En France plus particulièrement, le concept de résilience est à l’origine d’une nette ambivalence. Pendant que certains chercheurs le trouvent passionnant, d'autres le critiquent parce qu'il risque de porter ombrage à leurs options théoriques ou au monopole de leur pratique. Il est important de signaler le parallèle qui existe entre le développement de la recherche sur la résilience aux Etats-Unis et dans les pays anglo-saxons, et l’essor de la psychologie positive dans ces pays, approche qui vise "l’étude des conditions et processus qui contribuent à l’épanouissement ou au fonctionnement optimal des gens, des groupes et des institutions. Il s’agit donc d’une approche qui concerne, en même temps, l’épanouissement et le développement personnel, les relations interpersonnelles et les questions sociales, voire politiques. Dans les pays anglo-saxons, on considère que l’espoir, l’optimisme, une attitude positive sont les clefs de la santé et de la longévité. Selon Seligman (2002), l’un des principaux promoteurs de la psychologie positive, le but de cette approche est de catalyser un changement qui amènerait la psychologie centrée uniquement sur la réparation des pires choses de la vie à s’intéresser aux moyens d’améliorer la qualité de la vie. Le message du mouvement de la psychologie positive est de rappeler que la psychologie doit aussi se consacrer aux forces humaines, pour aider à construire à partir de ces forces. L’accent mis sur les forces des individus rapproche la psychologie positive d’une orientation proche, développée aux Etats-Unis, dans le cadre du travail social. Il s’agit de la pratique basée sur le concept d’habilitation (empowerment, en anglais), qui vise à identifier les forces effectives ou potentielles, les ressources internes ou externes des personnes, ainsi que les ressources additionnelles qu’il faut développer. Loin de constituer une pratique fondée sur un optimisme excessif, l’habilitation tient compte des déficits et des limitations des personnes pour lesquelles elle est utilisée".

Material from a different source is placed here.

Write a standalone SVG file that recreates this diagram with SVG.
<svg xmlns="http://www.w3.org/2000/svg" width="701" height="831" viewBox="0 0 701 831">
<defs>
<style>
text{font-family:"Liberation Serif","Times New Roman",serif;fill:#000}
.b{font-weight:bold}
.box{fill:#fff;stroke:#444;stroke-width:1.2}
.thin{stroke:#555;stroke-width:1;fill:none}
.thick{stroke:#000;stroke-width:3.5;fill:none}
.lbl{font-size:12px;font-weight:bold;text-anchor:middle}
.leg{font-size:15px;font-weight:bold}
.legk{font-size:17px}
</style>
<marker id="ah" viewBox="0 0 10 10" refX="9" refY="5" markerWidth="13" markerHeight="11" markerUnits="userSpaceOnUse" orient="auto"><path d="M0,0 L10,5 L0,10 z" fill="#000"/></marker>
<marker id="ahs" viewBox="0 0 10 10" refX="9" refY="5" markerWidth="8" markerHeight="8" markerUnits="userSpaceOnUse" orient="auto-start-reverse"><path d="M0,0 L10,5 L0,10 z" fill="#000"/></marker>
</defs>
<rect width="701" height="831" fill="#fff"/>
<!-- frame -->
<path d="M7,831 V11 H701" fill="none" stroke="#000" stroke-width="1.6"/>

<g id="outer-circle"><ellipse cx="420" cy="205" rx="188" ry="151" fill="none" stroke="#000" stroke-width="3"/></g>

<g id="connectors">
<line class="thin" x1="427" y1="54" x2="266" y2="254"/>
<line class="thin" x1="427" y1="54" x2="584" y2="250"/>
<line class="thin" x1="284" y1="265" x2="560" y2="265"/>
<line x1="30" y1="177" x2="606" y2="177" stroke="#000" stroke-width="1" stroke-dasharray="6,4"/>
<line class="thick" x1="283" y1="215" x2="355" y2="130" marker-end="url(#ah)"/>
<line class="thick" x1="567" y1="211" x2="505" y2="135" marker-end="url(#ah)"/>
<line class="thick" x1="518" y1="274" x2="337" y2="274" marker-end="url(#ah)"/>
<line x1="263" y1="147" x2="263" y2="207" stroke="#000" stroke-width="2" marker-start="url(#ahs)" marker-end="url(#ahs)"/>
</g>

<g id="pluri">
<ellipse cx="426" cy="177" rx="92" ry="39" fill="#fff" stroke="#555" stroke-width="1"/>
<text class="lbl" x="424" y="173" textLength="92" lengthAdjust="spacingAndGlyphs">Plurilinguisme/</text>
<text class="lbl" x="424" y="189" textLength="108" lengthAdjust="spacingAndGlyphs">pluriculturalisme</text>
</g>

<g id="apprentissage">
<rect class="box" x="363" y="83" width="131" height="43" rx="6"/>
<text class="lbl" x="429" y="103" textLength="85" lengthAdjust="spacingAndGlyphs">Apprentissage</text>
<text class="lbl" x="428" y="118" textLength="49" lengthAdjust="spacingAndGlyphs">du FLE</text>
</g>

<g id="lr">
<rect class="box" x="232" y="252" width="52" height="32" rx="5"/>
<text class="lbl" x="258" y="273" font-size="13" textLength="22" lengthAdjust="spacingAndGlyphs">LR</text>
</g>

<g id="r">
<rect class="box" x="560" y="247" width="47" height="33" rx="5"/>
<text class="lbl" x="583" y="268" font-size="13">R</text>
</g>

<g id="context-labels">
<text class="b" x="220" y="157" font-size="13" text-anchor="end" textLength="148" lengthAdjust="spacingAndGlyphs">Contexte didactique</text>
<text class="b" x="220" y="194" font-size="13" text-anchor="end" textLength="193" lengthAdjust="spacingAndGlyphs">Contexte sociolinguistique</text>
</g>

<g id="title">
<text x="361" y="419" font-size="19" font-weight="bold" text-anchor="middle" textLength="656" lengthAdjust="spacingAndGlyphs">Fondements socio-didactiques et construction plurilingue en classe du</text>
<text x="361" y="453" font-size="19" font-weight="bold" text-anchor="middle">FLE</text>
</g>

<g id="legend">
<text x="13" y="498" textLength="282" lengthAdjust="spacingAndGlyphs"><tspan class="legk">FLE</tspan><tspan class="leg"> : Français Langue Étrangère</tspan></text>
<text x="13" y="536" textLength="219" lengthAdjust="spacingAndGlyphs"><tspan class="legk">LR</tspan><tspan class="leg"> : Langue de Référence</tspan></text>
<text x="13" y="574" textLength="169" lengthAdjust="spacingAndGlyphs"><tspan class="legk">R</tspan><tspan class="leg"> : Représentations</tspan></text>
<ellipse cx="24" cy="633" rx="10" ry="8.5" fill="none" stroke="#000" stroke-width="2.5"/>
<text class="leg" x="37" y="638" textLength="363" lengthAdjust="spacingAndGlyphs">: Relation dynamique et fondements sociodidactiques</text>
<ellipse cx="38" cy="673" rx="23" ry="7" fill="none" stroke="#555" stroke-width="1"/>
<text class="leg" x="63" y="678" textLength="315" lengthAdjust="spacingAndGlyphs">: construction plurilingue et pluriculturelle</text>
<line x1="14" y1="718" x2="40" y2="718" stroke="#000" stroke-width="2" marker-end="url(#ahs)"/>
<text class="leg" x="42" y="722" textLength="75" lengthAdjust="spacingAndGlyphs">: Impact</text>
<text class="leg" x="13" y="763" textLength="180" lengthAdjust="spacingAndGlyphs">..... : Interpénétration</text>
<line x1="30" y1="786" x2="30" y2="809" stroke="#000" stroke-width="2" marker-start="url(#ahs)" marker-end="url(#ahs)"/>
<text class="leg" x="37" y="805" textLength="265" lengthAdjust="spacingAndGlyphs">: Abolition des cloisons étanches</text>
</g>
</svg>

Les débats sur le concept de résilience sont nombreux. Certains chercheurs considèrent que la résilience est une caractéristique personnelle stable qui englobe un ensemble de traits reflétant les ressources globales et la solidité du caractère, la flexibilité psychique en réponse aux circonstances environnementales stressantes, un facteur qui protège contre les adversités et les émotions négatives. Pour d’autres chercheurs la résilience n’est pas et ne peut être un trait.

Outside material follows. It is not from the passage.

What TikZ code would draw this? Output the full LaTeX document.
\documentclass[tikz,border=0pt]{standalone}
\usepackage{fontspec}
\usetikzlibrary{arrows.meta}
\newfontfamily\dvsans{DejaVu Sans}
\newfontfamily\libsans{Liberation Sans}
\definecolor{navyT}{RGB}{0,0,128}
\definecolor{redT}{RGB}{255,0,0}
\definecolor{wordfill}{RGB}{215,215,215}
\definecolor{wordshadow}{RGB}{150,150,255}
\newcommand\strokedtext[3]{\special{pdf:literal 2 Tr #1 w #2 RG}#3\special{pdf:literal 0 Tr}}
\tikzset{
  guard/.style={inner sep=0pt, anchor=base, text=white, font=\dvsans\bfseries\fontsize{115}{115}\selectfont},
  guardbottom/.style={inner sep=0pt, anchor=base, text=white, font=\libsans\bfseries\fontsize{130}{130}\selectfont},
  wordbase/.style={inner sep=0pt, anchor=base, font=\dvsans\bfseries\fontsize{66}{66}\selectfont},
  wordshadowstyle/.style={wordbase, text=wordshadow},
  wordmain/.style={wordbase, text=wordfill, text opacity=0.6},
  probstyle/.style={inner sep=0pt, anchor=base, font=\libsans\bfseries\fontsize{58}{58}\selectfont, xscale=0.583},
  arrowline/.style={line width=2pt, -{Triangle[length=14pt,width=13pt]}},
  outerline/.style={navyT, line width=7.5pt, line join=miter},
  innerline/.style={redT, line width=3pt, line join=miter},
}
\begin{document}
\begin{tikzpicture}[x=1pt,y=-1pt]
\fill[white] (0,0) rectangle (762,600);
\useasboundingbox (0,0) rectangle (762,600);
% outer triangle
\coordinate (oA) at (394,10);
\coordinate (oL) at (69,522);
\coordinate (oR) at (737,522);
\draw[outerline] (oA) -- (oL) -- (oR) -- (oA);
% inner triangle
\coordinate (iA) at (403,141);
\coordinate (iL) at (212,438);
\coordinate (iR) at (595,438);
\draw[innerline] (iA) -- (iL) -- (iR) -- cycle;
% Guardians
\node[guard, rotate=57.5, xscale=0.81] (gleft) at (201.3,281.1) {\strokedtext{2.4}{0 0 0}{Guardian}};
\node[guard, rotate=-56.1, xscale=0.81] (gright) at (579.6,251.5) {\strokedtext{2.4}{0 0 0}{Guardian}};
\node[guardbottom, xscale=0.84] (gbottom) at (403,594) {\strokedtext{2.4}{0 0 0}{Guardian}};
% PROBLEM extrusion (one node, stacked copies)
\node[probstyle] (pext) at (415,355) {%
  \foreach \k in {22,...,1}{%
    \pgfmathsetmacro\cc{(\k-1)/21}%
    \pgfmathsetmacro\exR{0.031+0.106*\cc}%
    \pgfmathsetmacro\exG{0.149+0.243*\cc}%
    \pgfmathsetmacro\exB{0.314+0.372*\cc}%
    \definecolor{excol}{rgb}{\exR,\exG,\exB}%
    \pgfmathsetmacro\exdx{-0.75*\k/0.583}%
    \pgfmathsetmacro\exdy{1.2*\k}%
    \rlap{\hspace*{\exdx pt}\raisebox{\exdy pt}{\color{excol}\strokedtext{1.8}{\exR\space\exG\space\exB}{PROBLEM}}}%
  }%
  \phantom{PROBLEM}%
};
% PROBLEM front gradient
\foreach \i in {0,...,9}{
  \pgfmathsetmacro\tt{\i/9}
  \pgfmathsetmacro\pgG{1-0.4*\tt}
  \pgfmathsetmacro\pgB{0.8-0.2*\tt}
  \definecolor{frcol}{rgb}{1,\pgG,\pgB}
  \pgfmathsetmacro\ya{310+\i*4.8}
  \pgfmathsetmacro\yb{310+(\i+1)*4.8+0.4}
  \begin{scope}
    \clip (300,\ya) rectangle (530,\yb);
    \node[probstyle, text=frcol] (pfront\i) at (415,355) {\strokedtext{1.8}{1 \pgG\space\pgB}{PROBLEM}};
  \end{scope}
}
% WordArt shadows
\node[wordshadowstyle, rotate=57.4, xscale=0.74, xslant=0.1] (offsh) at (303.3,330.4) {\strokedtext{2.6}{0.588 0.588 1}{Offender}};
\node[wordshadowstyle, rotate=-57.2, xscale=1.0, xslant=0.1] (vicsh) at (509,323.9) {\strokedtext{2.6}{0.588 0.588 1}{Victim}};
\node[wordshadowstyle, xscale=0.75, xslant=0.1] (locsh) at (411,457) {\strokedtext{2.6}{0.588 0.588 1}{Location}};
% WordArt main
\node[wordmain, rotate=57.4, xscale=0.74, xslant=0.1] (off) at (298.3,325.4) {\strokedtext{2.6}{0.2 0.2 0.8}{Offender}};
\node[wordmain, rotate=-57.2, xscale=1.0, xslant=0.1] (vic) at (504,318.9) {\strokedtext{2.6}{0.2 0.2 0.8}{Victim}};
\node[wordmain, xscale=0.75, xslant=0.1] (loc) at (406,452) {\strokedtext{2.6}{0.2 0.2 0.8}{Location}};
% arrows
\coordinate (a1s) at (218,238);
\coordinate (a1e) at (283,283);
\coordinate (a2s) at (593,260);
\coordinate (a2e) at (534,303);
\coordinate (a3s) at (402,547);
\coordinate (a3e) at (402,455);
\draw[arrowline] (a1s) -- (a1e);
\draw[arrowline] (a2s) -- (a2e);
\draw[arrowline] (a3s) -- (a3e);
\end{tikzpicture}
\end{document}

"Le fait de considérer la résilience comme une caractéristique individuelle pourrait avoir des conséquences négatives. Sans vouloir minimiser le rôle des facteurs individuels dans le processus de résilience, il est évident que cette manière de de concevoir la résilience pourrait conduire à la valorisation sociale de certains individus, envisagés comme plus forts, et respectivement, à la stigmatisation de ceux qui ne font pas ou font difficilement face à l’adversité. Dans la perspective résilience en tant que résultat de la rencontre de l’individu avec l’adversité chronique ou le traumatisme, des chercheurs ont observé trois groupes de phénomènes de résilience chez les individus à risque: 1) l’apparition de résultats meilleurs qu’attendus; 2) le maintien, pur et simple, d’une adaptation positive en dépit des expériences stressantes vécues et 3) une bonne rémission après le trauma. En France, en particulier, certains universitaires et praticiens considèrent qu’il n’est possible de parler de résilience qu’après un traumatisme. Cette position pourrait être en relation avec l’influence de la psychanalyse (ou le concept de traumatisme occupe une place importante) et avec une résistance au changement de paradigme qu’entraînerait l’utilisation du concept de résilience dans la pratique clinique".
Le concept de résilience psychologique suscite un intérêt rarement rencontré "parce qu’il fascine en objectivant une attitude optimale face aux adversités de la vie, face aux traumatismes", et en même temps, "il déclenche des appels à la prudence, un travail, réalisé avec rigueur, de clarification terminologique, visant à affiner le concept de résilience, en utilisant les informations issues de son analyse à niveaux multiples, en projetant de nouvelles recherches longitudinales, en collaboration avec ceux qui l’utilisent dans d’autres domaines".